I have books stored in that steamer trunk now… it’s chocked full of books!  Books are so cheap for us and so readily available that they seem to multiply on us.  In fact, I have a box in my truck that I keep meaning to take to the used book store to exchange – see, then I’ll have just as many books but different ones! 

Now, the Keys were literate people – which wasn’t terribly common in their generation.  My father remembers his grandpa reading every newspaper he could get his hands on, and he read from front to back.  He studied the trends of the stock market and really seemed to understand it.  Yet, we would have to call him rather ignorant simply because he had no access to the vast collection of written knowledge. 

Lots of people have worked hard to make books available to children; of course, rural locations still struggle with that.  On the mountain, you still have to drive into town to get to a library, and that doesn’t seem very practical if your kids are in school close to home and you are maybe working on the farm.  Some counties have their libraries only open to city residents.  However, I recently discovered that the Tennessee library systems are working to make a digital collection available for free download and that’s pretty exciting as we see the internet in nearly every home these days, even in remote locations.  A love of books is a wonderful gift to give a child.  I’m not sure where I got this love but clearly I did. 

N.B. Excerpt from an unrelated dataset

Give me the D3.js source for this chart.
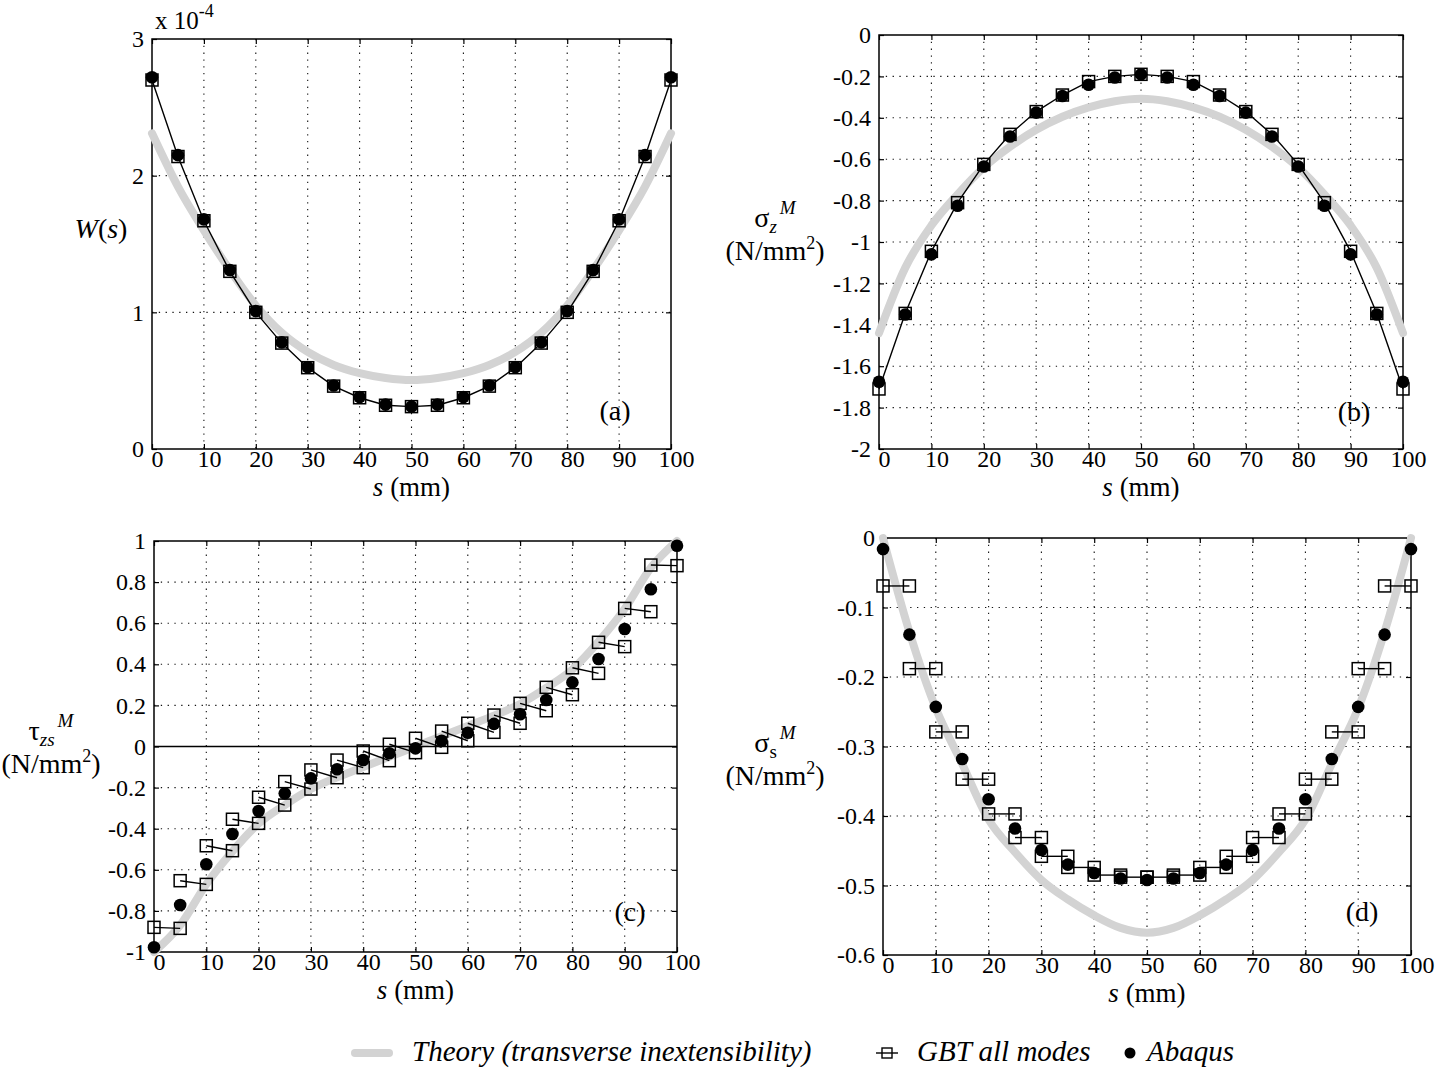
<!DOCTYPE html>
<html>
<head>
<meta charset="utf-8">
<script src="https://cdn.jsdelivr.net/npm/d3@7"></script>
<style>
  body { margin: 0; background: #fff; }
  svg text { font-family: 'Liberation Serif', 'Times New Roman', serif; fill: #000; }
</style>
</head>
<body>
<svg id="fig" width="1439" height="1068"></svg>
<script>
// nodal positions along the wall (mm)
var sNodes = [0, 5, 10, 15, 20, 25, 30, 35, 40, 45, 50, 55, 60, 65, 70, 75, 80, 85, 90, 95, 100];
// GBT elements (c, d) start at these nodes and end 5 mm later
var elemStart = [0, 5, 10, 15, 20, 25, 30, 35, 40, 45, 50, 55, 60, 65, 70, 75, 80, 85, 90, 95];

var xTicks = [0, 10, 20, 30, 40, 50, 60, 70, 80, 90, 100];

// (a) W(s), x 10^-4
var wTicks = [0, 1, 2, 3];
var wTheory = [2.31, 1.92, 1.60, 1.31, 1.05, 0.85, 0.71, 0.615, 0.555, 0.52, 0.505, 0.52, 0.555, 0.615, 0.71, 0.85, 1.05, 1.31, 1.60, 1.92, 2.31];
var wGbt = [2.70, 2.14, 1.67, 1.30, 1.00, 0.775, 0.595, 0.46, 0.375, 0.32, 0.31, 0.32, 0.375, 0.46, 0.595, 0.775, 1.00, 1.30, 1.67, 2.14, 2.70];
var wAbaqus = [2.72, 2.15, 1.68, 1.31, 1.01, 0.78, 0.60, 0.465, 0.38, 0.325, 0.31, 0.325, 0.38, 0.465, 0.60, 0.78, 1.01, 1.31, 1.68, 2.15, 2.72];

// (b) sigma_z
var szTicks = [0, -0.2, -0.4, -0.6, -0.8, -1, -1.2, -1.4, -1.6, -1.8, -2];
var szTheory = [-1.44, -1.125, -0.92, -0.77, -0.64, -0.54, -0.458, -0.395, -0.35, -0.32, -0.308, -0.32, -0.35, -0.395, -0.458, -0.54, -0.64, -0.77, -0.92, -1.125, -1.44];
var szGbt = [-1.71, -1.345, -1.045, -0.81, -0.625, -0.48, -0.37, -0.29, -0.225, -0.20, -0.19, -0.20, -0.225, -0.29, -0.37, -0.48, -0.625, -0.81, -1.045, -1.345, -1.71];
var szAbaqus = [-1.675, -1.35, -1.06, -0.825, -0.635, -0.49, -0.375, -0.295, -0.24, -0.205, -0.19, -0.205, -0.24, -0.295, -0.375, -0.49, -0.635, -0.825, -1.06, -1.35, -1.675];

// (c) tau_zs
var tauTicks = [-1, -0.8, -0.6, -0.4, -0.2, 0, 0.2, 0.4, 0.6, 0.8, 1];
var tauTheory = [-1.0, -0.87, -0.67, -0.51, -0.375, -0.285, -0.207, -0.15, -0.10, -0.05, 0, 0.05, 0.10, 0.15, 0.207, 0.285, 0.375, 0.51, 0.67, 0.87, 1.0];
var tauGbtStart = [-0.88, -0.653, -0.483, -0.354, -0.247, -0.171, -0.114, -0.066, -0.022, 0.011, 0.040, 0.075, 0.113, 0.153, 0.21, 0.288, 0.383, 0.507, 0.672, 0.883];
var tauGbtEnd = [-0.885, -0.671, -0.507, -0.374, -0.285, -0.207, -0.152, -0.103, -0.069, -0.030, -0.004, 0.028, 0.069, 0.113, 0.174, 0.252, 0.356, 0.486, 0.656, 0.880];
var tauAbaqus = [-0.977, -0.771, -0.573, -0.426, -0.314, -0.228, -0.155, -0.111, -0.066, -0.033, -0.009, 0.028, 0.067, 0.11, 0.157, 0.226, 0.312, 0.426, 0.572, 0.765, 0.977];

// (d) sigma_s
var ssTicks = [0, -0.1, -0.2, -0.3, -0.4, -0.5, -0.6];
var ssTheory = [0, -0.135, -0.245, -0.325, -0.405, -0.452, -0.492, -0.52, -0.543, -0.561, -0.568, -0.561, -0.543, -0.52, -0.492, -0.452, -0.405, -0.325, -0.245, -0.135, 0];
var ssGbt = [-0.069, -0.188, -0.279, -0.347, -0.397, -0.431, -0.458, -0.474, -0.485, -0.488, -0.488, -0.485, -0.474, -0.458, -0.431, -0.397, -0.347, -0.279, -0.188, -0.069];
var ssAbaqus = [-0.016, -0.139, -0.243, -0.318, -0.376, -0.418, -0.449, -0.470, -0.482, -0.490, -0.492, -0.490, -0.482, -0.470, -0.449, -0.418, -0.376, -0.318, -0.243, -0.139, -0.016];

var GRAY = '#d3d3d3';
var svg = d3.select('#fig');

function fmt(v) { return String(Math.round(v * 10) / 10); }

function drawPanel(p) {
  var g = svg.append('g');
  var x = d3.scaleLinear().domain([0, 100]).range([p.x0, p.x1]);
  var y = d3.scaleLinear().domain([d3.min(p.yTicks), d3.max(p.yTicks)]).range([p.y1, p.y0]);

  // dotted grid, inner ticks only
  g.selectAll('.vg').data(xTicks.slice(1, -1)).enter().append('line')
    .attr('x1', x).attr('x2', x).attr('y1', p.y0).attr('y2', p.y1)
    .attr('stroke', '#111').attr('stroke-width', 1.1).attr('stroke-dasharray', '1.3,5.5');
  var yInner = p.yTicks.filter(function(v){ return v !== y.domain()[0] && v !== y.domain()[1]; });
  g.selectAll('.hg').data(yInner).enter().append('line')
    .attr('y1', y).attr('y2', y).attr('x1', p.x0).attr('x2', p.x1)
    .attr('stroke', '#111').attr('stroke-width', 1.1).attr('stroke-dasharray', '1.3,5.5');

  // axes on four sides, ticks pointing in
  var bottom = g.append('g').attr('transform', 'translate(0,' + p.y1 + ')')
    .call(d3.axisBottom(x).tickValues(xTicks).tickSizeInner(-5).tickSizeOuter(0).tickPadding(1));
  var left = g.append('g').attr('transform', 'translate(' + p.x0 + ',0)')
    .call(d3.axisLeft(y).tickValues(p.yTicks).tickSizeInner(-5).tickSizeOuter(0).tickPadding(8).tickFormat(fmt));
  g.append('g').attr('transform', 'translate(0,' + p.y0 + ')')
    .call(d3.axisTop(x).tickValues(xTicks).tickSizeInner(-5).tickSizeOuter(0).tickFormat(''));
  g.append('g').attr('transform', 'translate(' + p.x1 + ',0)')
    .call(d3.axisRight(y).tickValues(p.yTicks).tickSizeInner(-5).tickSizeOuter(0).tickFormat(''));
  g.selectAll('.domain').remove();
  g.selectAll('.tick line').attr('stroke', '#000').attr('stroke-width', 1.2);
  bottom.selectAll('text').attr('font-size', 24).attr('font-family', null).attr('dx', 5);
  left.selectAll('text').attr('font-size', 24).attr('font-family', null);

  g.append('rect').attr('x', p.x0).attr('y', p.y0).attr('width', p.x1 - p.x0).attr('height', p.y1 - p.y0)
    .attr('fill', 'none').attr('stroke', '#000').attr('stroke-width', 1.5);

  // theory curve
  var line = d3.line().x(function(d){ return x(d[0]); }).y(function(d){ return y(d[1]); }).curve(d3.curveMonotoneX);
  g.append('path').datum(sNodes.map(function(s, i){ return [s, p.theory[i]]; }))
    .attr('d', line).attr('fill', 'none').attr('stroke', GRAY).attr('stroke-width', 8)
    .attr('stroke-linecap', 'round').attr('stroke-linejoin', 'round');

  if (p.zeroLine) {
    g.append('line').attr('x1', p.x0).attr('x2', p.x1).attr('y1', y(0)).attr('y2', y(0))
      .attr('stroke', '#000').attr('stroke-width', 1.5);
  }

  // GBT: either one connected polyline or one segment per element
  var pts = [];
  var segs = [];
  if (p.gbt) {
    pts = sNodes.map(function(s, i){ return [s, p.gbt[i]]; });
    segs.push(pts);
  } else {
    elemStart.forEach(function(s, i){
      var seg = [[s, p.gbtStart[i]], [s + 5, p.gbtEnd[i]]];
      segs.push(seg);
      pts = pts.concat(seg);
    });
  }
  var lin = d3.line().x(function(d){ return x(d[0]); }).y(function(d){ return y(d[1]); });
  g.selectAll('.seg').data(segs).enter().append('path')
    .attr('d', lin).attr('fill', 'none').attr('stroke', '#000').attr('stroke-width', 1.4);
  g.selectAll('.sq').data(pts).enter().append('rect')
    .attr('x', function(d){ return x(d[0]) - 6; }).attr('y', function(d){ return y(d[1]) - 6; })
    .attr('width', 12).attr('height', 12)
    .attr('fill', 'none').attr('stroke', '#000').attr('stroke-width', 1.5);

  // Abaqus dots
  g.selectAll('.dot').data(sNodes).enter().append('circle')
    .attr('cx', x).attr('cy', function(s, i){ return y(p.abaqus[i]); })
    .attr('r', 6.3).attr('fill', '#000');

  // x title and panel tag
  var xt = g.append('text').attr('x', (p.x0 + p.x1) / 2).attr('y', p.y1 + 47)
    .attr('text-anchor', 'middle').attr('font-size', 27);
  xt.append('tspan').attr('font-style', 'italic').text('s');
  xt.append('tspan').text(' (mm)');
  g.append('text').attr('x', p.tag[0]).attr('y', p.tag[1]).attr('text-anchor', 'middle')
    .attr('font-size', 28).text(p.tagText);
  return g;
}

drawPanel({x0: 152, x1: 671, y0: 39, y1: 449, yTicks: wTicks, theory: wTheory, gbt: wGbt, abaqus: wAbaqus,
  tag: [615, 420], tagText: '(a)'});
drawPanel({x0: 879, x1: 1403, y0: 35, y1: 449, yTicks: szTicks, theory: szTheory, gbt: szGbt, abaqus: szAbaqus,
  tag: [1354, 421], tagText: '(b)'});
drawPanel({x0: 154, x1: 677, y0: 541, y1: 952, yTicks: tauTicks, theory: tauTheory, gbtStart: tauGbtStart,
  gbtEnd: tauGbtEnd, abaqus: tauAbaqus, zeroLine: true, tag: [630, 921], tagText: '(c)'});
drawPanel({x0: 883, x1: 1411, y0: 538, y1: 955, yTicks: ssTicks, theory: ssTheory, gbtStart: ssGbt,
  gbtEnd: ssGbt, abaqus: ssAbaqus, tag: [1362, 921], tagText: '(d)'});

// multiplier over panel (a)
var mult = svg.append('text').attr('x', 155).attr('y', 29).attr('font-size', 25);
mult.append('tspan').text('x 10');
mult.append('tspan').attr('font-size', 18).attr('dy', -12).text('-4');

// y titles
var wl = svg.append('text').attr('x', 101).attr('y', 238).attr('text-anchor', 'middle').attr('font-size', 28);
wl.append('tspan').attr('font-style', 'italic').text('W');
wl.append('tspan').text('(');
wl.append('tspan').attr('font-style', 'italic').text('s');
wl.append('tspan').text(')');

function stressLabel(cx, by, sym, sub, subItalic) {
  var t = svg.append('text').attr('x', cx).attr('y', by).attr('text-anchor', 'middle').attr('font-size', 28);
  t.append('tspan').text(sym);
  t.append('tspan').attr('font-size', 19).attr('font-style', subItalic ? 'italic' : null).attr('dy', 6).text(sub);
  t.append('tspan').attr('font-size', 19).attr('font-style', 'italic').attr('dy', -19).attr('dx', 3).text('M');
  var u = svg.append('text').attr('x', cx).attr('y', by + 33).attr('text-anchor', 'middle').attr('font-size', 28);
  u.append('tspan').text('(N/mm');
  u.append('tspan').attr('font-size', 18).attr('dy', -11).text('2');
  u.append('tspan').attr('dy', 11).text(')');
}
stressLabel(775, 227, 'σ', 'z', true);
stressLabel(51, 740, 'τ', 'zs', true);
stressLabel(775, 752, 'σ', 's', false);

// legend
var lg = svg.append('g');
lg.append('line').attr('x1', 355).attr('x2', 389).attr('y1', 1053).attr('y2', 1053)
  .attr('stroke', GRAY).attr('stroke-width', 8).attr('stroke-linecap', 'round');
lg.append('text').attr('x', 412).attr('y', 1061).attr('font-size', 29).attr('font-style', 'italic')
  .text('Theory (transverse inextensibility)');
lg.append('line').attr('x1', 876).attr('x2', 898).attr('y1', 1053).attr('y2', 1053)
  .attr('stroke', '#000').attr('stroke-width', 1.4);
lg.append('rect').attr('x', 882).attr('y', 1048).attr('width', 10).attr('height', 10)
  .attr('fill', 'none').attr('stroke', '#000').attr('stroke-width', 1.4);
lg.append('text').attr('x', 917).attr('y', 1061).attr('font-size', 29).attr('font-style', 'italic')
  .text('GBT all modes');
lg.append('circle').attr('cx', 1130).attr('cy', 1053).attr('r', 5.5).attr('fill', '#000');
lg.append('text').attr('x', 1147).attr('y', 1061).attr('font-size', 29).attr('font-style', 'italic')
  .text('Abaqus');
</script>
</body>
</html>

I am not what you would call wealthy – in fact, I’m far, far, far, from it.  Yet, when I make these historical comparisons and realize that books were possessions of very wealthy people in years gone by, I realize how much I really do have.  The ability to read was prestigious and it was often flaunted whenever possible.  In the Victorian era, a parlor would have a table in the center of the room with books upon it as a symbol to any visitors that educated people lived here. 

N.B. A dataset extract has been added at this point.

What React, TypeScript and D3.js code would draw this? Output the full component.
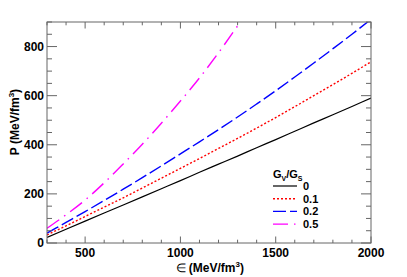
import { useMemo } from 'react';
import * as d3 from 'd3';

// energy density grid (MeV/fm^3)
const eps = [300, 400, 500, 600, 700, 800, 900, 1000, 1100, 1200, 1300, 1400, 1500, 1600, 1700, 1800, 1900, 2000];
// pressure for each G_V/G_S ratio
const p00 = [23, 56, 89, 122, 155, 188, 221, 254, 288, 321, 354, 388, 421, 455, 489, 522, 556, 590];
const p01 = [33, 70, 108, 146, 184, 224, 264, 304, 344, 385, 426, 468, 511, 555, 600, 645, 691, 738];
const p02 = [40, 84, 128, 173, 219, 266, 314, 363, 412, 462, 513, 566, 620, 676, 733, 791, 850, 911];
const p05 = [60, 115, 175, 245, 322, 402, 488, 578, 672, 775, 884, 995, 1110, 1230, 1350, 1475, 1600, 1730];

const ratioLabels = ['0', '0.1', '0.2', '0.5'];
const seriesColors = ['#000000', '#ff0000', '#0000ff', '#ff00ff'];
const seriesDash = ['none', '2,2', '13,4', '15,6,1.5,6'];

const xMajor = [500, 1000, 1500, 2000];
const yMajor = [0, 200, 400, 600, 800];

const W = 407;
const H = 277;
const m = { left: 47, right: 36, top: 22, bottom: 34 };
const font = '"Liberation Sans", Arial, Helvetica, sans-serif';

export default function App() {
  const x = useMemo(() => d3.scaleLinear().domain([300, 2000]).range([m.left, W - m.right]), []);
  const y = useMemo(() => d3.scaleLinear().domain([0, 900]).range([H - m.bottom, m.top]), []);

  const series = [p00, p01, p02, p05];
  const line = d3
    .line<number>()
    .x((_, i) => x(eps[i]))
    .y((d) => y(d))
    .curve(d3.curveMonotoneX);

  const [x0, x1] = x.range();
  const [y0, y1] = y.range();
  const xMinor = d3.range(300, 2001, 100).filter((v) => v % 500 !== 0);
  const yMinor = d3.range(0, 901, 50).filter((v) => v % 200 !== 0);
  const axisColor = '#666';

  const legX = 273;
  const legY = 186;
  const legStep = 12.7;

  return (
    <svg
      width={W}
      height={H}
      style={{ position: 'absolute', left: 0, top: 0, background: '#fff' }}
      fontFamily={font}
      fontWeight="bold"
    >
      <defs>
        <clipPath id="plot">
          <rect x={x0} y={y1} width={x1 - x0} height={y0 - y1} />
        </clipPath>
      </defs>

      <g clipPath="url(#plot)">
        {series.map((s, k) => (
          <path
            key={k}
            d={line(s) ?? ''}
            fill="none"
            stroke={seriesColors[k]}
            strokeWidth={k === 0 ? 1.2 : 1.4}
            strokeDasharray={seriesDash[k]}
          />
        ))}
      </g>

      {/* frame */}
      <rect x={x0} y={y1} width={x1 - x0} height={y0 - y1} fill="none" stroke={axisColor} strokeWidth={1} />

      {/* x ticks, bottom and top */}
      {xMajor.map((v) => (
        <g key={'xM' + v} stroke={axisColor}>
          <line x1={x(v)} x2={x(v)} y1={y0} y2={y0 - 6.5} />
          <line x1={x(v)} x2={x(v)} y1={y1} y2={y1 + 6.5} />
        </g>
      ))}
      {xMinor.map((v) => (
        <g key={'xm' + v} stroke={axisColor}>
          <line x1={x(v)} x2={x(v)} y1={y0} y2={y0 - 3.3} />
          <line x1={x(v)} x2={x(v)} y1={y1} y2={y1 + 3.3} />
        </g>
      ))}
      {/* y ticks, left and right */}
      {yMajor.map((v) => (
        <g key={'yM' + v} stroke={axisColor}>
          <line x1={x0} x2={x0 + 10} y1={y(v)} y2={y(v)} />
          <line x1={x1} x2={x1 - 10} y1={y(v)} y2={y(v)} />
        </g>
      ))}
      {yMinor.map((v) => (
        <g key={'ym' + v} stroke={axisColor}>
          <line x1={x0} x2={x0 + 5} y1={y(v)} y2={y(v)} />
          <line x1={x1} x2={x1 - 5} y1={y(v)} y2={y(v)} />
        </g>
      ))}

      {/* tick labels */}
      {xMajor.map((v) => (
        <text key={'xl' + v} x={x(v)} y={y0 + 13.5} textAnchor="middle" fontSize={12}>
          {v}
        </text>
      ))}
      {yMajor.map((v) => (
        <text key={'yl' + v} x={x0 - 3} y={y(v) + 4.3} textAnchor="end" fontSize={12}>
          {v}
        </text>
      ))}

      {/* axis titles */}
      <text x={244} y={272} textAnchor="end" fontSize={12}>
        <tspan fontWeight="normal">∈</tspan> (MeV/fm<tspan dy={-5} fontSize={8}>3</tspan>
        <tspan dy={5}>)</tspan>
      </text>
      <text transform="translate(19,122) rotate(-90)" textAnchor="middle" fontSize={12}>
        P (MeV/fm<tspan dy={-5} fontSize={8}>3</tspan>
        <tspan dy={5}>)</tspan>
      </text>

      {/* legend */}
      <text x={legX} y={legY - 8} fontSize={11}>
        G<tspan dy={2.5} fontSize={7}>V</tspan>
        <tspan dy={-2.5}>/G</tspan>
        <tspan dy={2.5} fontSize={7}>S</tspan>
      </text>
      {ratioLabels.map((lab, k) => (
        <g key={'lg' + k}>
          <line
            x1={legX}
            x2={legX + 24}
            y1={legY + k * legStep}
            y2={legY + k * legStep}
            stroke={seriesColors[k]}
            strokeWidth={k === 0 ? 1.2 : 1.4}
            strokeDasharray={seriesDash[k]}
          />
          <text x={legX + 30} y={legY + k * legStep + 4} fontSize={11}>
            {lab}
          </text>
        </g>
      ))}
    </svg>
  );
}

In mountain families where every hand was needed to scratch from the earth enough food to survive the cold months of winter, the luxury of reading or even learning to read was not to be had.  I’ve been amazed as I’ve worked on genealogical research to find ancestors who accumulated significant land and ran successful businesses yet when I find a land deed I find it signed, “by my mark”.  Of course many of our ancestors could scribble a signature and read a just little bit.  I find that many parents longed for “learning” and because they couldn’t have it themselves, it was a high priority for their children. 

These good ole’ days we recall and study had a lot going for them.  But sometimes I do get a bit of a reality check when I see something like books where we enjoy such great access.  With our social woes and overpopulation, amid growing persecution of Christian people around the world and governments that seem to encroach more of our personal liberties every day, we do enjoy many benefits in this modern world.